Trust that risks are identified early, not hidden.

With that foundation in place, attention naturally shifted to valuations and cycles.
One of the core reasons foreign institutional investors are once again paying close attention to Indian banks is the combination of where valuations are today and where the underlying banking cycle is headed. Banking is not inherently a linear business. It moves in phases. And FIIs typically allocate capital not when everything looks perfect, but when valuations are compressed and fundamentals are quietly beginning to improve.
This is exactly what Indian banking is today.

Despite a visible recovery in balance sheets and profitability, bank valuations remain conservative. The Nifty Bank index is currently trading close to its four-year low valuation levels, at around 2.2x price-to-book. Historically, high-quality private sector banks have traded at meaningfully higher multiples during favourable phases of the cycle. The present discount largely reflects past concerns of margin pressure from higher deposit costs, regulatory tightening, and a prolonged period of uncertainty around asset quality. Many of those headwinds, however, are now easing.

Public sector banks tell a similar story. The Nifty PSU Bank index trades at roughly 1.4x price-to-book, well below its historical peak of close to 2x. This is despite several years of balance-sheet clean-up, capital strengthening, and measurable improvements in governance and profitability. For global investors, this creates an asymmetric setup: downside risks appear increasingly contained, while upside remains meaningful if return ratios continue to improve.
But valuations alone are never enough. What truly attracts FIIs is when valuations align with a turning cycle.

Indian banking is entering such a phase. Net interest margins are stabilising after an extended period of pressure. Asset quality continues to improve, pulling credit costs lower. And credit growth has re-accelerated, supported by structural reforms rather than leverage or excess risk. When these forces come together, earnings upgrades and valuation re-rating often follow.

To understand why this matters, it helps to step back and recognise that banking operates through three overlapping cycles, each influencing profitability and risk in different ways. Long-term investors focus less on quarterly noise and more on where these cycles stand.

One is the net interest margin cycle. At its core, NIM represents the spread between what a bank earns on its loans and what it pays on its deposits. In India, most retail and MSME loans are linked to the External Benchmark Lending Rate, which moves closely with the RBI’s repo rate. When the RBI cuts rates, loan yields adjust quickly often within days or weeks. Deposit rates, however, reprice far more slowly, since fixed deposits adjust only upon maturity.

This mismatch creates short-term margin pressure. Over the past six quarters, Indian banks experienced precisely this phenomenon: loan yields fell faster than funding costs, compressing NIMs. Deposit competition intensified, pushing up costs further.
But margin cycles do not move in one direction indefinitely.
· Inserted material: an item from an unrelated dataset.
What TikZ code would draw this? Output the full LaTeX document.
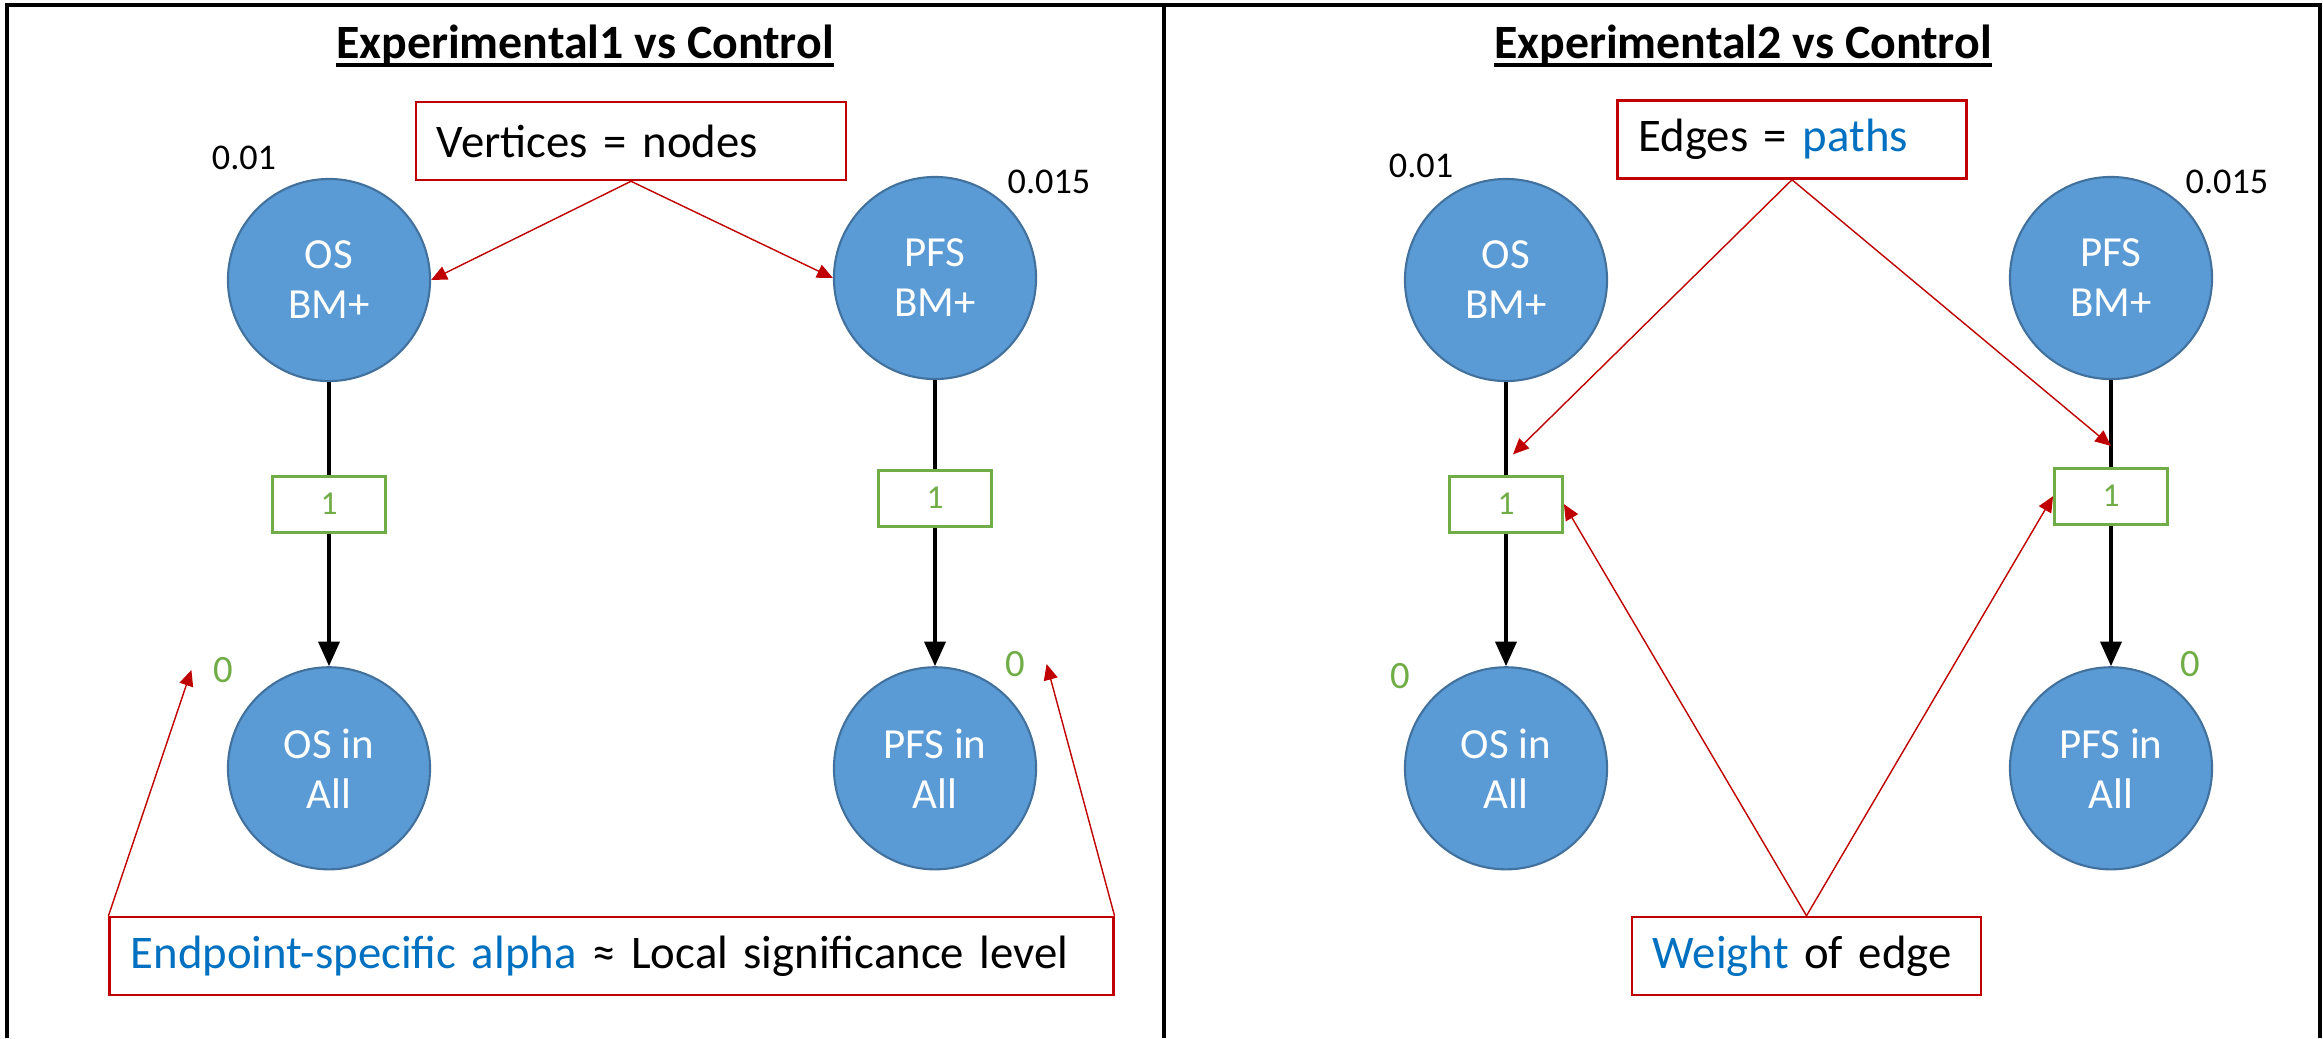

NIM expansion begins when deposit costs peak and start easing as high-cost deposits mature and are renewed at lower rates, while loan yields stabilize. That inflection point is now emerging. From around Q2 FY26, deposit repricing pressures have started to ease, even as loan yields have largely held steady. Markets tend to reward this phase early, well before margins fully recover.

The second cycle concerns asset quality and credit costs. This cycle is often misunderstood. Periods of tight liquidity or slower lending do not immediately create new NPAs, but they can mechanically worsen asset quality ratios. When loan books stop growing, existing NPAs form a larger proportion of total loans, even if no new stress is added.

For example, if a bank has ₹100 of loans and ₹3 of NPAs, its GNPA ratio is 3%. If the loan book shrinks to ₹95 due to run-off while NPAs remain unchanged, the GNPA ratio rises to 3.15%. On paper, asset quality looks worse, even though no new defaults occurred.
This dynamic played out in earlier phases. But the trend has now reversed.

From recent quarters onward, GNPA ratios for both banks and NBFCs have started declining meaningfully. System-level GNPA has fallen to around 2.6%, a 12-year low. As asset quality improves, credit costs fall. Lower provisioning and write-offs directly improve profitability and reduce earnings volatility. This is a powerful tailwind that often goes underappreciated until it is well entrenched.
The third and final cycle is credit growth.

In recent years, credit expansion was deliberately restrained amid high food inflation and elevated interest rates. But with inflation now at multi-year lows and the policy stance turning supportive, the RBI has begun enabling credit growth without compromising stability.

A key catalyst here has been the RBI’s decision to ease Liquidity Coverage Ratio run-off norms. Earlier, banks were required to assume high deposit withdrawal risks, forcing them to hold large quantities of low-yield government securities. Under the revised framework, run-off rates on stable and retail deposits were reduced, recognising India’s sticky CASA base.

This reform unlocks an estimated Rs 2.7–3.0 lakh crore of lending capacity, allowing banks to deploy funds into loans without raising deposits, leverage, or risk. Importantly, this is not credit loosening. Asset-quality norms and prudential standards remain unchanged. What has improved is balance-sheet efficiency.

When these three cycles margins, asset quality, and credit growth turn favourable together, banking profitability tends to improve in a durable way.
This is why, from a foreign investor’s perspective, Indian banks now offer a compelling mix: strong balance sheets, improving profitability metrics, and long-term structural growth in credit demand. Valuations have not fully priced in these improvements, and that gap is where FIIs typically step in.

So interest is not driven by short-term momentum. It is driven by a recognition that the worst is behind, the system is healthier, and the cycle is quietly turning in favour of banks and NBFCs alike.